It goes without saying that most expats who live in the Golden Kingdom of Bahrain are happy. Sure, we miss our family back home and the familiar contours of life in our home country. But since our work and fortune brought us here, we have settled in and, to our delighted surprise, so many of our dreams have come true.
Family and security? Check
Children growing up and climbing to new heights? Check
Starting a business and becoming an entrepreneur? Check
Bahrain enables all these dreams because – well, that because has many probable answers like good governance, world-class social infrastructure such as healthcare, education and safety. But the heartbeat of the matter is simply Bahrain’s big heart.
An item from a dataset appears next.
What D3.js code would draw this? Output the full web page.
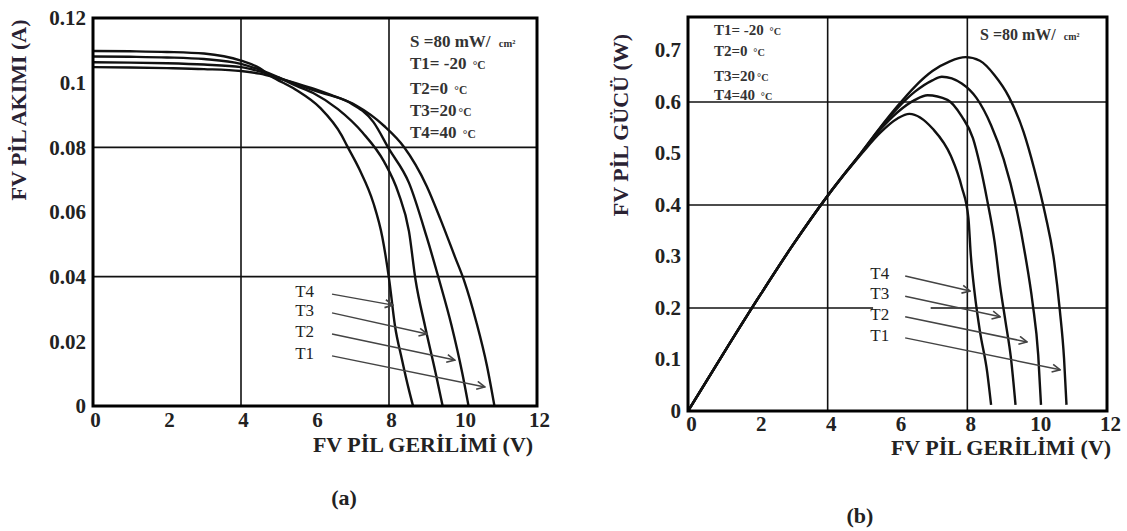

Here we grow in a community that makes room easily and without hesitation for all who come, absorbing their new ideas and sharing the millennia-old camaraderie that made Bahrain a much-desired port of call since ancient times.
When we travel, we all hold up Bahrain as an example of the modern Arab world – where inclusiveness and diversity are respected and everybody is made to feel accepted. That, in a nutshell, is the country whose modern birth anniversary we shall be celebrating tomorrow.
For me, the expat story is summed up in a wonderful conversation my daughter had with an elderly Sri Lankan man on a plane to Bahrain. They got talking when she helped him pull his luggage off the carousel and he told her he was back from his annual break. He had been a Bahrain resident for two decades and was a landscape gardener. Showing my daughter his weathered hands, he said: “Bahrain gave me a place to work sincerely, to practise honesty because there was no bribery – above all, my salary enabled me to educate my two daughters and put them through college. They are the first graduates in our family.”
I know of millionaire businessmen who have come to Bahrain with pennies in their pocket and prospered, starting with small samosa stalls and graduating to own large companies. Bahrain was a safe haven for hundreds of people from Pakistan and India during the cruel days of the Partition and many ‘old’ families of these countries made their nationality choices from the safety of Bahrain’s gentle shores and later, embraced Bahrain’s warmly proffered citizenship.
Having lived here for 44 years – which is twice as long as I have lived in India – I must say our family embraces Bahrain not just as a place of work but as home in the truest sense. And why not? Our children were born and brought up here, my beloved mother-in-law breathed her last here and we have never missed any of the major advantages of life in India. Naturally then, we get defensive when we feel that our Bahrain is not being given its due.
And that happens in so many unmindful ways – expat business owners who shrink from including Bahrainis in their growth story, people don’t make the effort to participate in or understand Bahraini culture and ghettoise themselves.
This National Day, let us pledge to give back to our Bahrain – in loyalty, in belief and in ‘Bahrainiyat’.